Terrore sul luogo dell'apparizione

Giovanni racconta la sua storia di Kibeho, il luogo venerato dai ruandesi per l'apparizione della Madonna. Dieci anni fa erano lì a migliaia, uomini e donne, vecchi e bambini, sotto la minaccia delle mitragliatrici. I ribelli vincitori li avevano ammassati come "pecore da macello". Tre giorni interminabili. All’alba del quarto giorno, ai primi spari, egli aveva tentato di fuggire, attento a non danneggiare gli altri. La marea umana ondeggiava in direzioni perse, per evitare le raffiche che ormai esplodevano ovunque. Piange Giovanni mentre racconta: "Per fuggire, mi sono issato sui cadaveri che coprivano il terreno; sono passato su di loro, per salvarmi… Ho calpestato corpi umani, i corpi dei miei fratelli!".

Marcella ferma il racconto di Giovanni e lo riporta indietro, a quell’istante in cui egli cercava di rispettare ognuno di quei corpi che, nella ressa, lo premevano da ogni parte e lo trascinavano con loro. Giovanni scopre il suo volto autentico, di uomo impegnato ad amare, anche nella bufera. Si allontana dal tavolo deciso ad amare tutti, anche i carnefici da cui è sfuggito.
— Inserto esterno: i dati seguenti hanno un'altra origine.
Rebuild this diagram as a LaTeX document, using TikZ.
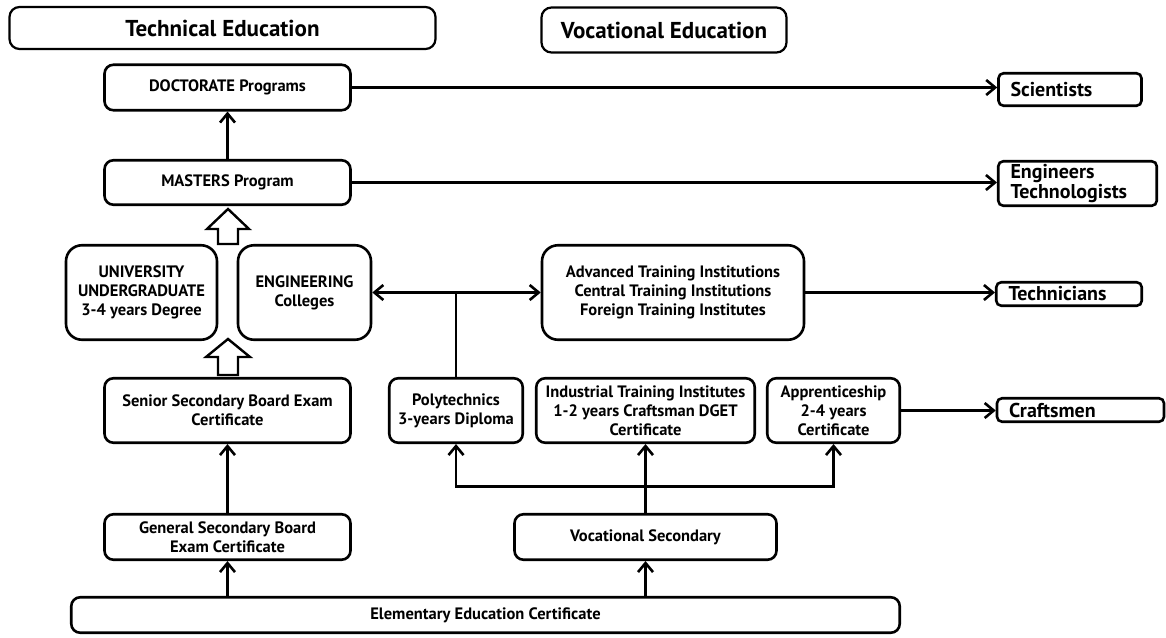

Il difficile viaggio della riconciliazione

Eccoci arrivati al termine di questi dieci giorni, durante i quali abbiamo vissuto momenti indimenticabili. Attorno a noi, rimangono i problemi di sempre: la disoccupazione, la miseria, la prostituzione, la violenza, l’ingiustizia sociale e amministrativa… Rimangono la paura e l’odio, che gli anni di guerra hanno seminato nei cuori, l’incubo di violenze che potrebbero scatenarsi nuovamente da un giorno all’altro.

Ma ci sentiamo più pronti a impegnarci nella difficile impresa della riconciliazione. È un viaggio impervio, ma sappiamo di poter contare su tanti fratelli e sorelle, compagni di strada, capaci di amare.